Q: How do character limits, punctuation, and Dynamic Keyword Insertion (DKI) affect translated ads?
A: Account for different character lengths and multibyte characters when translating headlines and descriptions; some languages require more characters to express the same idea. Craft ads that communicate value within Google’s limits and avoid copy that will truncate awkwardly. Use DKI with caution: grammar, gender, and word order vary-DKI can produce ungrammatical results in many languages. Prefer multiple static ad variants or language-aware customizers. For RTL languages ensure punctuation and symbols render correctly and test ads in the live UI.
Q: What steps are required to align translated ads with landing pages and tracking?
A: Ensure landing pages are fully localized (content, forms, CTAs, images, legal text, pricing, and currency).
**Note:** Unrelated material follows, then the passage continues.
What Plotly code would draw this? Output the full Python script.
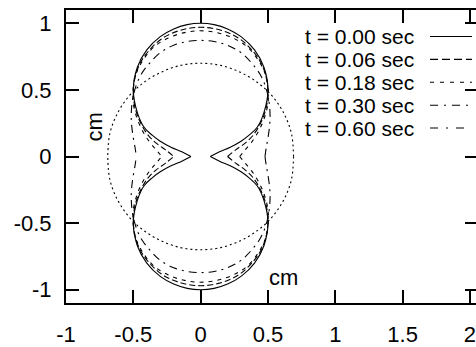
import plotly.graph_objects as go

# Outline of the shape in the first quadrant (x >= 0, y >= 0), listed from
# the point on the x axis up to the top of the upper lobe. The outline is
# symmetric about both axes, so the other quadrants are mirrored copies.
T000_X = [0.072, 0.14, 0.22, 0.30, 0.36, 0.42, 0.47, 0.50, 0.47, 0.40, 0.30, 0.20, 0.10, 0.0]
T000_Y = [0.0, 0.035, 0.07, 0.115, 0.16, 0.22, 0.33, 0.50, 0.67, 0.80, 0.90, 0.958, 0.99, 1.0]

T006_X = [0.20, 0.26, 0.33, 0.39, 0.44, 0.48, 0.50, 0.49, 0.45, 0.38, 0.28, 0.15, 0.0]
T006_Y = [0.0, 0.05, 0.10, 0.16, 0.24, 0.34, 0.46, 0.58, 0.70, 0.80, 0.89, 0.948, 0.97]

T018_X = [0.29, 0.33, 0.38, 0.43, 0.47, 0.50, 0.50, 0.48, 0.43, 0.35, 0.24, 0.12, 0.0]
T018_Y = [0.0, 0.05, 0.11, 0.19, 0.28, 0.40, 0.52, 0.62, 0.72, 0.82, 0.89, 0.93, 0.944]

T030_X = [0.478, 0.486, 0.50, 0.513, 0.515, 0.505, 0.48, 0.44, 0.38, 0.30, 0.20, 0.10, 0.0]
T030_Y = [0.0, 0.06, 0.14, 0.24, 0.33, 0.43, 0.53, 0.62, 0.70, 0.78, 0.835, 0.863, 0.872]

T060_X = [0.69, 0.675, 0.62, 0.535, 0.43, 0.30, 0.15, 0.0]
T060_Y = [0.0, 0.17, 0.32, 0.45, 0.55, 0.63, 0.684, 0.70]

TIME_LABELS = ["t = 0.00 sec", "t = 0.06 sec", "t = 0.18 sec", "t = 0.30 sec", "t = 0.60 sec"]
OUTLINES = [(T000_X, T000_Y), (T006_X, T006_Y), (T018_X, T018_Y),
            (T030_X, T030_Y), (T060_X, T060_Y)]

X_TICKS = [-1, -0.5, 0, 0.5, 1, 1.5, 2]
X_TICK_TEXT = ["-1", "-0.5", "0", "0.5", "1", "1.5", "2"]
Y_TICKS = [-1, -0.5, 0, 0.5, 1]
Y_TICK_TEXT = ["-1", "-0.5", "0", "0.5", "1"]

# line patterns on the curves and on the key samples
CURVE_DASH = ["solid", "6px,3px", "4px,5px", "8px,5px,2px,5px", "2px,3px"]
KEY_DASH = ["solid", "8px,4px", "4px,6px", "8px,6px,2px,6px", "8px,8px,2px,8px"]

FONT = "Liberation Sans, Arial, sans-serif"
W, H = 476, 347
ML, MR, MT, MB = 66, 0, 10, 33


def px_to_paper(px, py):
    return (px - ML) / (W - ML - MR), (H - MB - py) / (H - MT - MB)


def upper_half(qx, qy):
    # right pinch -> top -> left pinch
    xs = list(qx) + [-v for v in reversed(qx[:-1])]
    ys = list(qy) + list(reversed(qy[:-1]))
    return xs, ys


fig = go.Figure()
for (qx, qy), dash, name in zip(OUTLINES, CURVE_DASH, TIME_LABELS):
    xs, ys = upper_half(qx, qy)
    for sign in (1, -1):
        fig.add_trace(go.Scatter(
            x=xs, y=[sign * v for v in ys], mode="lines", name=name,
            line=dict(color="black", width=1.1, dash=dash, shape="spline", smoothing=1.0),
            showlegend=False, hoverinfo="skip"))

# carrier for the right-hand tick marks
fig.add_trace(go.Scatter(x=[None], y=[None], yaxis="y2", showlegend=False, hoverinfo="skip"))

# key: text on the left, line sample on the right
shapes = []
annotations = []
row_y = [37.5, 61.25, 85, 108.75, 132.5]
for label, dash, ry in zip(TIME_LABELS, KEY_DASH, row_y):
    tx, ty = px_to_paper(415, ry)
    annotations.append(dict(x=tx, y=ty, xref="paper", yref="paper", text=label,
                            showarrow=False, xanchor="right", yanchor="middle",
                            borderpad=0,
                            font=dict(family=FONT, size=21, color="black")))
    x0, y0 = px_to_paper(430, ry)
    x1, _ = px_to_paper(472, ry)
    shapes.append(dict(type="line", xref="paper", yref="paper", x0=x0, x1=x1, y0=y0, y1=y0,
                       line=dict(color="black", width=1.1, dash=dash)))

# axis titles
cx, cy = px_to_paper(95, 132)
annotations.append(dict(x=cx, y=cy, xref="paper", yref="paper", text="cm", textangle=-90,
                        showarrow=False, xanchor="center", yanchor="middle",
                        font=dict(family=FONT, size=22, color="black")))
cx, cy = px_to_paper(283, 288)
annotations.append(dict(x=cx, y=cy, xref="paper", yref="paper", text="cm",
                        showarrow=False, xanchor="center", yanchor="middle",
                        font=dict(family=FONT, size=22, color="black")))

axis_common = dict(showgrid=False, zeroline=False, ticks="inside", ticklen=13, tickwidth=1.5,
                   tickcolor="black", showline=True, linecolor="black", linewidth=2,
                   tickfont=dict(family=FONT, size=22, color="black"),
                   ticklabeloverflow="allow")

fig.update_layout(
    width=W, height=H,
    margin=dict(l=ML, r=MR, t=MT, b=MB, pad=0),
    paper_bgcolor="white", plot_bgcolor="white",
    xaxis=dict(range=[-1, 2.045], tickvals=X_TICKS, ticktext=X_TICK_TEXT, mirror="ticks",
               ticklabelstandoff=11, **axis_common),
    yaxis=dict(range=[-1.1, 1.1], tickvals=Y_TICKS, ticktext=Y_TICK_TEXT,
               ticklabelstandoff=8, **axis_common),
    yaxis2=dict(range=[-1.1, 1.1], overlaying="y", side="right", anchor="free", position=1.0,
                tickvals=Y_TICKS, showticklabels=False, ticks="inside", ticklen=11,
                tickwidth=1.5, tickcolor="black", showline=False, showgrid=False, zeroline=False),
    shapes=shapes,
    annotations=annotations,
    showlegend=False,
)

fig.write_html("out.html")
Match ad messaging to landing-page promises to protect Quality Score and conversion rate. Use hreflang tags, separate language-specific URLs or subfolders, and consistent UTM parameters for analytics. Confirm conversion tags and tracking templates work across localized pages and do not break when redirects occur. Perform end-to-end QA on click behavior, form submissions, mobile rendering, and analytics attribution before scaling.
Q: How should I test, optimize, and keep translated campaigns compliant with Google Ads policies?
A: Run controlled experiments (drafts & experiments or ad-variant testing) to compare localized messages, bids, and landing pages. Monitor CTR, conversion rate, CPA, and Quality Score per language. Use native reviewers for policy checks-automated translation can miss forbidden claims, regulated terms, or local legal requirements. Localize ad extensions and sitelinks. Iterate based on search terms data and performance; scale successful localized variants and pause poorly performing translations while investigating intent, wording, or landing-page mismatches.